Microsoft announce “consistent” global pricing – how will this impact you?

By Adrian Sturdy, Product Director

Back in August 2021, Microsoft announced their first price increase for O365 and M365 in over 10 years, that took effect on the 1st March 2022. Whilst this was the first blanket increase in ten years, some of the SKU’s (Stock Keeping Units) have changed over that time and so have the prices.

For businesses the main impacts were felt on the following commercial products: Microsoft 365 Business Basic (from $5 to $6 per user), Microsoft 365 Business Premium (from $20 to $22), Office 365 E1 (from $8 to $10), Office 365 E3 (from $20 to $23), Office 365 E5 (from $35 to $38), and Microsoft 365 E3 (from $32 to $36).

If you had a large number of users on Office 365 E1, you saw the biggest impact in the form of a 25% increase from $8 to $10.

If you were lucky enough to get your Microsoft renewal in ahead of the rise last year and lock your pricing in place for the next three or five years well done to you!

If not, then I’m afraid most clients are now in for a double whammy following Microsoft’s latest announcement on the 5th January 2023, that come 1st April there would be a global pricing realignment to fall in line with the US dollar figures.

Here are the announced increases for Europe and the % changes:
GBP: +9%
DKK, EUR and NOK: +11%
SEK: +15%

This is another blow for many organisations as the costs of doing any form of business continue to spiral. With supply chains increasing their costs due to high fuel prices, compounded by the global energy crisis, this is going to have some major impacts on most organisations all over the world.

Microsoft themselves are not immune from business pressures having also announced last week that they are to lay off 10,000 users globally. Alphabet, the parent company of Google, announced 12,000 people will go and last Friday, Amazon announced they are cutting 18,000 jobs. I have already started to see the notifications coming up all over LinkedIn from ex-employees of these companies looking for new roles.

As an ISV developing technologies in and around Microsoft for 10 years, we have seen some  monumental changes around the UC technology landscape over that time. We have always strived to deliver functional technology to meet clients’ demands.

Over the last year we have been working with some of these clients specifically looking at their Microsoft license management requirements. Clients constantly requested visibility of licensing in all sorts of filtered ways; for example, they wanted it in business units and cost centres, not just in country, department or geography.

Get instant visibility on how individual business units are using their Microsoft licenses

During another discussion with one client around license management and their requirements for features and functionality, we found that many organisations were using extractions from multiple sources and manual processes to manage license recovery. The tracking of Joiners Movers and Leavers (JML) may be somewhat automated with scripts and process but how do you know if you have a hole in that process?

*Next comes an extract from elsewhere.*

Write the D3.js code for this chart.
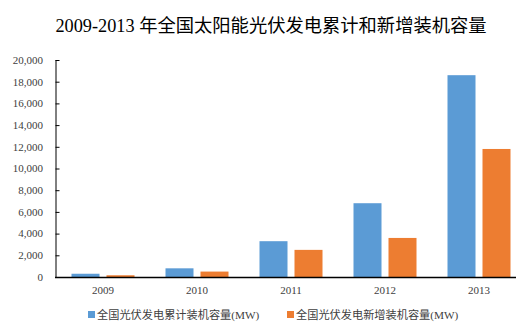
<!DOCTYPE html>
<html><head><meta charset="utf-8">
<script src="https://cdn.jsdelivr.net/npm/d3@7"></script>
<style>
html,body{margin:0;padding:0;background:#fff;}
svg{display:block;}
</style>
</head><body>
<svg id="chart" width="523" height="330"></svg>
<script>
const years = ["2009","2010","2011","2012","2013"];
const seriesNames = ["全国光伏发电累计装机容量(MW)","全国光伏发电新增装机容量(MW)"];
const cumulative = [300, 800, 3300, 6800, 18600];
const added = [160, 500, 2500, 3600, 11800];
const yTicks = [0,2000,4000,6000,8000,10000,12000,14000,16000,18000,20000];
const colors = ["#5B9BD5","#ED7D31"];
const title = "2009-2013 年全国太阳能光伏发电累计和新增装机容量";

(function(){
const svg = d3.select("#chart");
const serif = "'Liberation Serif','Times New Roman','Noto Sans CJK SC',serif";
const pLeft = 56, pRight = 526, pTop = 60, pBottom = 277;

const x = d3.scaleBand().domain(years).range([pLeft, pRight]).padding(0);
const x1 = d3.scaleBand().domain([0,1]).range([0,63]).paddingInner(0.2).paddingOuter(0);
const y = d3.scaleLinear().domain([0,20000]).range([pBottom, pTop]);

svg.append("text").attr("x",271).attr("y",32).attr("text-anchor","middle")
  .attr("font-family",serif).attr("font-size",18.3).attr("fill","#000").text(title);

const data = years.map((yr,i)=>({yr, vals:[cumulative[i], added[i]]}));
const off = (x.bandwidth()-63)/2;
const g = svg.append("g");
data.forEach(d=>{
  d.vals.forEach((v,j)=>{
    g.append("rect")
      .attr("x", x(d.yr)+off+x1(j))
      .attr("y", y(v))
      .attr("width", x1.bandwidth())
      .attr("height", y(0)-y(v))
      .attr("fill", colors[j]);
  });
});

// y axis
const yAxis = d3.axisRight(y).tickValues(yTicks).tickSize(4).tickFormat("");
const ya = svg.append("g").attr("transform",`translate(${pLeft-0.5},0)`).call(yAxis);
ya.select(".domain").attr("stroke","#000").attr("d",`M0.5,${pTop}V${pBottom}`);
ya.selectAll(".tick line").attr("stroke","#000");
yTicks.forEach(t=>{
  svg.append("text").attr("x",43).attr("y",y(t)).attr("dy","0.35em")
    .attr("text-anchor","end").attr("font-family",serif).attr("font-size",11)
    .attr("fill","#404040").text(d3.format(",")(t));
});

// x axis
svg.append("line").attr("x1",pLeft-1).attr("x2",516).attr("y1",pBottom+0.5).attr("y2",pBottom+0.5)
  .attr("stroke","#000").attr("stroke-width",1.5);
years.forEach(yr=>{
  svg.append("text").attr("x",x(yr)+x.bandwidth()/2).attr("y",294)
    .attr("text-anchor","middle").attr("font-family",serif).attr("font-size",11)
    .attr("fill","#404040").text(yr);
});

// legend
const legX = [88, 287];
seriesNames.forEach((n,i)=>{
  svg.append("rect").attr("x",legX[i]).attr("y",311).attr("width",7).attr("height",7).attr("fill",colors[i]);
  svg.append("text").attr("x",legX[i]+9).attr("y",318.5)
    .attr("font-family",serif).attr("font-size",11.2).attr("fill","#404040").text(n);
});
})();
</script>
</body></html>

We learnt that pivot tables were often the favoured tools from excel exports, that were then cross referenced against internal HR systems. Gaps do appear in some of these processes and when left unchecked, these can create licensing black holes and cost the business money, paying for licenses that are unused.

Other organisations we spoke to wanted the ability to leave licenses assigned to users who left the company for a transition period. However in analysis these would appear as Disabled AD accounts with licenses assigned. So we worked with them to be able to set a threshold of 30 days for example, where we would only pick up accounts with over that period of no activity to account for that business process.

The 4 main areas of license reclamation we have been asked to identify are;

  • Disabled AD accounts with license allocations
  • Active AD accounts with no activity
  • Active used accounts with no telephony usage
  • Unused licenses – not assigned to users

Large organisations often have dispersed IT management teams with regional responsibility and regularly need to segregate the groups of users using internal cost codes or business units. We have found during our discussions with customers that these organisations use Active Directory extension attributes to do this.

At-a-glance total license spend across the business and split into individual regions around the business

One particular client wanted to import 4 AD extension attributes and align those to its users to make the dashboards and reporting aligned to their business units and cost codes. They also wanted to be able to give locked down dashboards to the IT staff within those business groups so that they only saw their own data and not other divisions within the same office.

Even though management tools in Azure AD and the Teams Admin Centre have really come on in the past few years, Microsoft do not give access and views easily to this breakdown of usable information and it is often rolled-up data and not particularly actionable down to a specific user level.